6. U.S. Commerce Secretary Calls Corp. Travel Restart ‘Top Priority,’ Details Few (June 23)
U.S. Commerce Secretary Gina Raimondo in June during an American Hotel & Lodging Association webinar said restarting business and international the Biden administration’s “top priority.” But one month later, the administration indicated it would maintain such restrictions. Only in November would the U.S. begin to allow fully vaccinated visitors from the U.K., Europe and elsewhere the ability to enter without quarantine.
7. GBTA Looks to 2025 for Business Travel Recovery (Feb. 3)
Few activities are as fraught with uncertainty as forecasting future business travel demand amid the pandemic. The challenges of returning to offices in schools as new variants emerge substantially complicate any efforts to project the future, as do the evolving notion of the workplace and changing attitudes toward remote conferencing.
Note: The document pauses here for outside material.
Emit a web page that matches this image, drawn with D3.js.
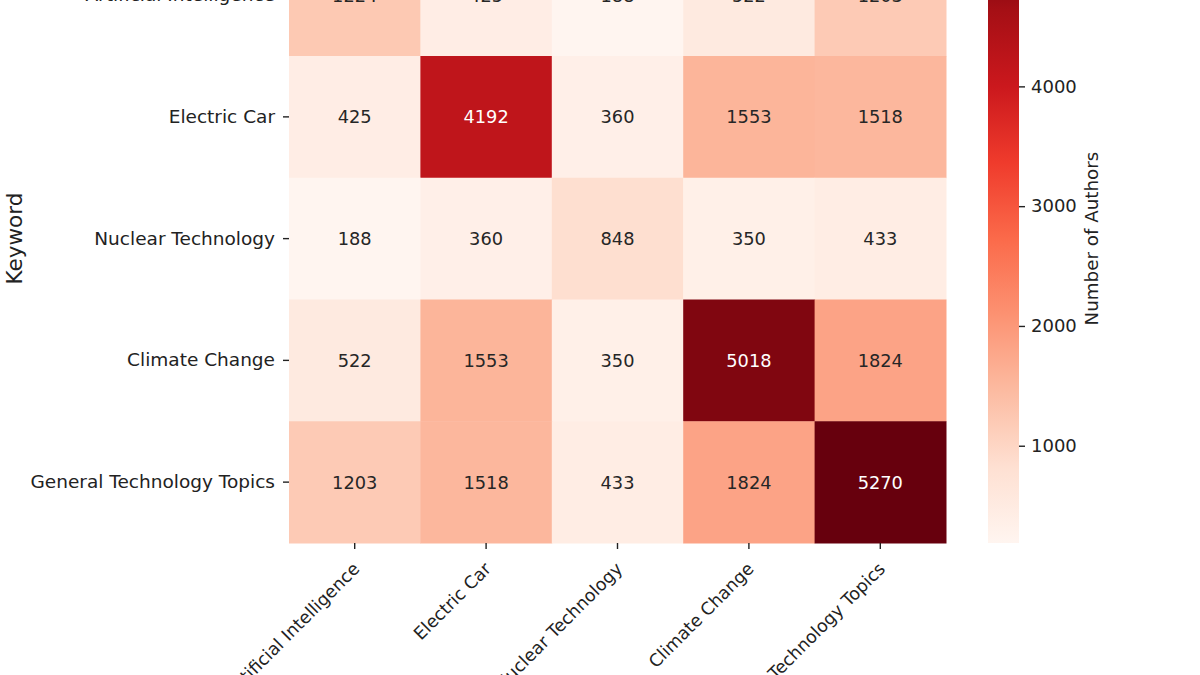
<!DOCTYPE html>
<html>
<head>
<meta charset="utf-8">
<script src="https://cdn.jsdelivr.net/npm/d3@7"></script>
<style>
  body { margin: 0; background: #fff; }
  svg { display: block; font-family: "DejaVu Sans", sans-serif; }
  .axis text { fill: #222; font-size: 18.5px; font-family: "DejaVu Sans", sans-serif; }
  .x.axis text { font-size: 17.5px; }
  .c.axis text { font-size: 18px; }
  .axis line { stroke: #222; stroke-width: 1.4; }
  .axis .domain { display: none; }
</style>
</head>
<body>
<div id="root"></div>
<script>
// keywords on both axes (the matrix is symmetric)
var keywords = ["Artificial Intelligence", "Electric Car", "Nuclear Technology", "Climate Change", "General Technology Topics"];

// number of authors, one row per keyword
var aiRow      = [1224, 425, 188, 522, 1203];
var carRow     = [425, 4192, 360, 1553, 1518];
var nuclearRow = [188, 360, 848, 350, 433];
var climateRow = [522, 1553, 350, 5018, 1824];
var generalRow = [1203, 1518, 433, 1824, 5270];
var authorRows = [aiRow, carRow, nuclearRow, climateRow, generalRow];

var colorbarTicks = [1000, 2000, 3000, 4000];

function luminance(c) {
  // relative luminance, used to pick dark or white annotation text
  var rgb = d3.rgb(c);
  var ch = [rgb.r, rgb.g, rgb.b].map(function (v) {
    v = v / 255;
    return v <= 0.03928 ? v / 12.92 : Math.pow((v + 0.055) / 1.055, 2.4);
  });
  return 0.2126 * ch[0] + 0.7152 * ch[1] + 0.0722 * ch[2];
}

function render() {
  var width = 1200, height = 675;

  var cells = [];
  authorRows.forEach(function (row, i) {
    row.forEach(function (v, j) {
      cells.push({ row: keywords[i], col: keywords[j], value: v });
    });
  });

  var vmin = d3.min(cells, function (d) { return d.value; });
  var vmax = d3.max(cells, function (d) { return d.value; });

  // matplotlib "Reds" = the 9 brewer colours, linearly spaced
  var stops = d3.schemeReds[9];
  var color = d3.scaleLinear()
    .domain(stops.map(function (s, i) { return vmin + i * (vmax - vmin) / (stops.length - 1); }))
    .range(stops)
    .interpolate(d3.interpolateRgb);

  var x = d3.scaleBand().domain(keywords).range([289, 946]);
  var y = d3.scaleBand().domain(keywords).range([-65.75, 543]);

  var svg = d3.select("#root").append("svg")
    .attr("width", width)
    .attr("height", height);

  // heatmap cells
  svg.selectAll("rect.cell")
    .data(cells)
    .enter().append("rect")
    .attr("class", "cell")
    .attr("x", function (d) { return x(d.col); })
    .attr("y", function (d) { return y(d.row); })
    .attr("width", x.bandwidth() + 0.5)
    .attr("height", y.bandwidth() + 0.5)
    .attr("fill", function (d) { return color(d.value); });

  // annotations
  svg.selectAll("text.annot")
    .data(cells)
    .enter().append("text")
    .attr("class", "annot")
    .attr("x", function (d) { return x(d.col) + x.bandwidth() / 2; })
    .attr("y", function (d) { return y(d.row) + y.bandwidth() / 2; })
    .attr("text-anchor", "middle")
    .attr("dy", "0.36em")
    .attr("font-size", 17.8)
    .attr("fill", function (d) { return luminance(color(d.value)) > 0.408 ? "#262626" : "#ffffff"; })
    .text(function (d) { return d.value; });

  // y axis
  svg.append("g")
    .attr("class", "y axis")
    .attr("transform", "translate(" + x.range()[0] + ",0)")
    .call(d3.axisLeft(y).tickSize(6).tickPadding(8));

  // x axis with rotated labels
  var xAxis = svg.append("g")
    .attr("class", "x axis")
    .attr("transform", "translate(0," + y.range()[1] + ")")
    .call(d3.axisBottom(x).tickSize(6).tickPadding(6));
  xAxis.selectAll("text")
    .attr("text-anchor", "end")
    .attr("dy", null)
    .attr("y", 0)
    .attr("transform", "translate(6,27) rotate(-45)");

  // y axis title
  svg.append("text")
    .attr("transform", "translate(22," + (y.range()[0] + y.range()[1]) / 2 + ") rotate(-90)")
    .attr("text-anchor", "middle")
    .attr("font-size", 21.5)
    .attr("fill", "#222")
    .text("Keyword");

  // colorbar
  var cbX = 988, cbW = 31;
  var cScale = d3.scaleLinear().domain([vmin, vmax]).range([y.range()[1], y.range()[0]]);

  var grad = svg.append("defs").append("linearGradient")
    .attr("id", "cbGrad")
    .attr("x1", 0).attr("y1", 1).attr("x2", 0).attr("y2", 0);
  grad.selectAll("stop")
    .data(stops)
    .enter().append("stop")
    .attr("offset", function (d, i) { return i / (stops.length - 1); })
    .attr("stop-color", function (d) { return d; });

  svg.append("rect")
    .attr("x", cbX)
    .attr("y", cScale(vmax))
    .attr("width", cbW)
    .attr("height", cScale(vmin) - cScale(vmax))
    .attr("fill", "url(#cbGrad)");

  svg.append("g")
    .attr("class", "c axis")
    .attr("transform", "translate(" + (cbX + cbW) + ",0)")
    .call(d3.axisRight(cScale).tickValues(colorbarTicks).tickFormat(d3.format("d")).tickSize(6).tickPadding(6));

  svg.append("text")
    .attr("transform", "translate(1098," + (cScale(vmin) + cScale(vmax)) / 2 + ") rotate(-90)")
    .attr("text-anchor", "middle")
    .attr("font-size", 18.3)
    .attr("fill", "#222")
    .text("Number of Authors");
}

render();
</script>
</body>
</html>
The Global Business Travel Association suggested 2025 could represent something of a full return to normalcy, at least in terms of business travel volume.
8. U.S. Tightens International Travel Protocols, Extends Mask Mandate (Dec. 2)
The omicron variant of Covid-19 emerged in late November and has proved the major story in the business travel industry since. The very transmissible variant has wreaked havoc on flight schedules, closed some schools and offices and caused some corporations to reconsider travel plans. Evidence points to possibly milder infections due to omicron, offering the industry something of a silver lining.
9. Corporate Travel Prepares for Post-Vaccine Realities (April 8)
The rollout of the Covid-19 vaccines proved a turning point in the pandemic’s role in travel, with leisure travel spiking and business travel just beginning to recover. But vaccine refusal and hesitancy remained in a minority of the population, and some buyers began to consider the possibility that they could restrict business travel to the vaccinated. Later in the year, this proved to be the case.
10. Companies Pumping the Brakes on Return to Travel (Aug. 26)
Before the omicron variant of Covid-19, there was the delta variant, a notably lethal mutation that challenged the nascent recovery of business travel as it expanded worldwide in the late summer. It’s yet unclear how omicron will affect delta, but some scientists have pointed to the possibility that the latter could be outcompeted by its milder cousin.
Bonus! 11. Strong Demand for Meeting Space Could Trigger 2022 ‘Compression’ (July 13)
The pre-delta excitement over the possibility of in-person events that coursed through some businesses in the early summer led to speculation about the meetings buying environment in 2022 and beyond. With much pent-up demand and many buyers targeting the latter half of this year, suppliers could have a measure of pricing power they haven’t seen since before the pandemic.